Напротив, чем меньше естественное препятствие и чем больше препятствие из оснований долга, тем больше вменяется нарушение (как провинность). – Поэтому душевное состояние субъекта – действовал ли он под влиянием аффекта или спокойно и обдуманно – небезразлично при вменении, и это различение имеет [свои] последствия.
Максимы поступков
Понятие долга имеет непосредственное отношение к закону (хотя бы я и отвлекался от всякой цели как материи закона); ведь на это уже указывает формальный принцип долга в категорическом императиве: «Поступай так, чтобы максима твоего поступка могла стать всеобщим законом». Разница лишь в том, что в этике закон мыслится как закон твоей собственной воли, а не воли вообще, которая могла бы быть и волей других, и в таком случае мы имели бы правовой долг, который не принадлежит к области этики. – Максимы здесь рассматриваются как такие субъективные основоположения, которые только пригодны для всеобщего законодательства, а это лишь негативный принцип (не противоречить закону). – Но каким образом в таком случае может существовать закон для максимы поступков?

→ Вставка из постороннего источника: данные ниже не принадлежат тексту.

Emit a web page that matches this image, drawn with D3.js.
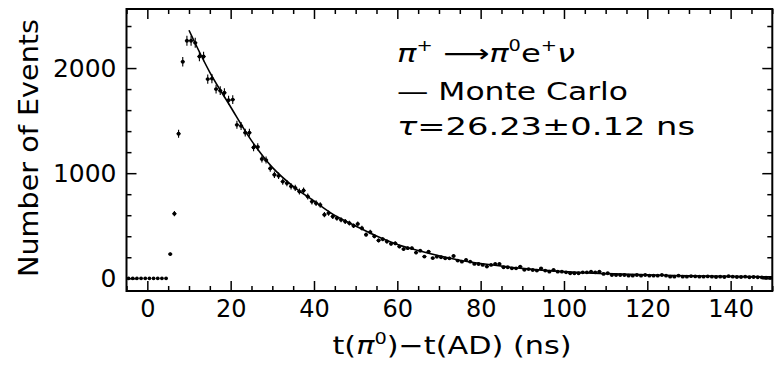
<!DOCTYPE html>
<html>
<head>
<meta charset="utf-8">
<script src="https://cdn.jsdelivr.net/npm/d3@7"></script>
<style>
  html, body { margin: 0; padding: 0; background: #fff; }
  svg { display: block; }
  text { font-family: "DejaVu Sans", sans-serif; fill: #000; }
</style>
</head>
<body>
<svg id="chart" width="779" height="374"></svg>
<script>
// ---- data ----
const binFirstCenter = -4.5;   // 1 ns bins, first centre
const binWidth = 1;
const counts = [
  0,0,0,0,0,0,0,0,0,0,
  230,615,1375,2060,2260,2260,2240,2110,2110,1895,
  1900,1800,1785,1765,1695,1700,1460,1450,1385,1385,
  1245,1250,1135,1125,1045,985,975,920,905,875,
  860,825,835,778,730,715,698,605,620,588,
  572,556,540,524,500,517,477,415,440,400,
  360,372,350,328,333,302,278,286,286,245,
  263,207,253,192,206,200,190,190,212,168,
  158,174,158,137,136,127,112,127,136,136,
  105,105,95,95,111,80,88,79,73,95,
  73,63,79,63,63,57,48,48,48,57,
  57,63,57,63,41,48,31,31,31,31,
  25,25,31,25,31,25,25,25,31,25,
  15,15,25,15,15,20,18,15,15,18,
  15,12,15,12,20,15,12,12,15,10,
  12,10,8,5,3
];
const mcTimes  = [10, 15, 20, 25, 30, 35, 40, 45, 50, 55, 60, 65, 70, 75, 80, 90, 100, 110, 120, 130, 140, 150];
const mcCounts = [2360, 1960, 1630, 1310, 1055, 875, 735, 598, 498, 402, 322, 264, 214, 172, 140, 94, 63, 44, 32, 24, 18, 14];
const xMajorTicks = [0, 20, 40, 60, 80, 100, 120, 140];
const yMajorTicks = [0, 1000, 2000];

// ---- layout ----
const svg = d3.select("#chart");
const X0 = 126.5, X1 = 772.3, Y0 = 291, Y1 = 9;
const x = d3.scaleLinear().domain([-5, 150]).range([X0, X1]);
const y = d3.scaleLinear().domain([-121, 2562]).range([Y0, Y1]);

const xMinor = d3.range(-5, 151, 5).filter(v => v % 20 !== 0);
const yMinor = d3.range(0, 2562, 200).filter(v => v % 1000 !== 0);

const g = svg.append("g");

function styleAxis(sel) {
  sel.select(".domain").remove();
  sel.selectAll(".tick line").attr("stroke", "#000").attr("stroke-width", 1.5);
}

// bottom
g.append("g").attr("transform", `translate(0,${Y0})`)
  .call(d3.axisBottom(x).tickValues(xMajorTicks).tickSize(-10).tickPadding(9).tickFormat(d3.format("d")))
  .call(styleAxis)
  .call(s => s.selectAll("text").attr("font-size", 24).attr("font-family", "DejaVu Sans"));
g.append("g").attr("transform", `translate(0,${Y0})`)
  .call(d3.axisBottom(x).tickValues(xMinor).tickSize(-5).tickFormat(""))
  .call(styleAxis);
// top
g.append("g").attr("transform", `translate(0,${Y1})`)
  .call(d3.axisTop(x).tickValues(xMajorTicks).tickSize(-10).tickFormat(""))
  .call(styleAxis);
g.append("g").attr("transform", `translate(0,${Y1})`)
  .call(d3.axisTop(x).tickValues(xMinor).tickSize(-5).tickFormat(""))
  .call(styleAxis);
// left
g.append("g").attr("transform", `translate(${X0},0)`)
  .call(d3.axisLeft(y).tickValues(yMajorTicks).tickSize(-10).tickPadding(10).tickFormat(d3.format("d")))
  .call(styleAxis)
  .call(s => s.selectAll("text").attr("font-size", 25).attr("font-family", "DejaVu Sans"));
g.append("g").attr("transform", `translate(${X0},0)`)
  .call(d3.axisLeft(y).tickValues(yMinor).tickSize(-5).tickFormat(""))
  .call(styleAxis);
// right
g.append("g").attr("transform", `translate(${X1},0)`)
  .call(d3.axisRight(y).tickValues(yMajorTicks).tickSize(-10).tickFormat(""))
  .call(styleAxis);
g.append("g").attr("transform", `translate(${X1},0)`)
  .call(d3.axisRight(y).tickValues(yMinor).tickSize(-5).tickFormat(""))
  .call(styleAxis);

// frame
g.append("rect").attr("x", X0).attr("y", Y1).attr("width", X1 - X0).attr("height", Y0 - Y1)
  .attr("fill", "none").attr("stroke", "#000").attr("stroke-width", 2);

// ---- data points with error bars ----
const pts = counts.map((c, i) => ({ t: binFirstCenter + i * binWidth, n: c }));
const pg = g.append("g");
pts.forEach(p => {
  const err = Math.sqrt(p.n);
  if (err > 0) {
    pg.append("line")
      .attr("x1", x(p.t)).attr("x2", x(p.t))
      .attr("y1", y(p.n - err)).attr("y2", y(p.n + err))
      .attr("stroke", "#000").attr("stroke-width", 1.1);
    pg.append("line")
      .attr("x1", x(p.t - binWidth / 2)).attr("x2", x(p.t + binWidth / 2))
      .attr("y1", y(p.n)).attr("y2", y(p.n))
      .attr("stroke", "#000").attr("stroke-width", 1.1);
  }
  pg.append("circle").attr("cx", x(p.t)).attr("cy", y(p.n)).attr("r", 1.9).attr("fill", "#000");
});

// ---- Monte Carlo curve ----
const line = d3.line().x((d, i) => x(mcTimes[i])).y(d => y(d)).curve(d3.curveCatmullRom);
g.append("path").attr("d", line(mcCounts))
  .attr("fill", "none").attr("stroke", "#000").attr("stroke-width", 1.6);

// ---- labels ----
svg.append("text")
  .attr("transform", "translate(38,148) rotate(-90)")
  .attr("text-anchor", "middle").attr("font-size", 27)
  .attr("textLength", 258).attr("lengthAdjust", "spacingAndGlyphs")
  .text("Number of Events");

const xt = svg.append("text").attr("x", 452).attr("y", 354)
  .attr("text-anchor", "middle").attr("font-size", 25)
  .attr("textLength", 239).attr("lengthAdjust", "spacingAndGlyphs");
xt.append("tspan").text("t(");
xt.append("tspan").attr("font-style", "italic").text("π");
xt.append("tspan").attr("font-size", 16).attr("dy", -10).text("0");
xt.append("tspan").attr("dy", 10).text(")\u2212t(AD) (ns)");

// annotation
const a1 = svg.append("text").attr("x", 397).attr("y", 62).attr("font-size", 25)
  .attr("textLength", 178).attr("lengthAdjust", "spacingAndGlyphs");
a1.append("tspan").attr("font-style", "italic").text("π");
a1.append("tspan").attr("font-size", 15).attr("dy", -11).text("+");
a1.append("tspan").attr("dy", 11).text(" \u27F6");
a1.append("tspan").attr("font-style", "italic").text("π");
a1.append("tspan").attr("font-size", 15).attr("dy", -11).text("0");
a1.append("tspan").attr("dy", 11).text("e");
a1.append("tspan").attr("font-size", 15).attr("dy", -11).text("+");
a1.append("tspan").attr("dy", 11).attr("font-style", "italic").text("ν");

svg.append("text").attr("x", 397).attr("y", 100).attr("font-size", 25)
  .attr("textLength", 231).attr("lengthAdjust", "spacingAndGlyphs")
  .text("\u2014 Monte Carlo");

const a3 = svg.append("text").attr("x", 397).attr("y", 135).attr("font-size", 25)
  .attr("textLength", 298).attr("lengthAdjust", "spacingAndGlyphs");
a3.append("tspan").attr("font-style", "italic").text("τ");
a3.append("tspan").text("=26.23±0.12 ns");
</script>
</body>
</html>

Только относящееся к этике понятие цели, которая есть в то же время долг, обосновывает закон для максим поступков, так как субъективная цель (которую имеет каждый) подчинена объективной цели (к которой должен стремиться каждый). Императив: «Ты должен ставить себе целью то или это (например, счастье других)» – касается материи произвола (объекта). Но так как никакой свободный поступок невозможен, если совершающий этот поступок не преследовал при этом также какую-нибудь цель (как материю произвола), то максима поступков как средств для [достижения] целей должна содержать только условие пригодности для возможного всеобщего законодательства, если имеется цель, которая есть в то же время долг; между тем цель, которая есть в то же время долг, может сделать законом обладание такой максимой, поскольку для максимы достаточно уже одной лишь возможности быть в согласии со всеобщим законодательством.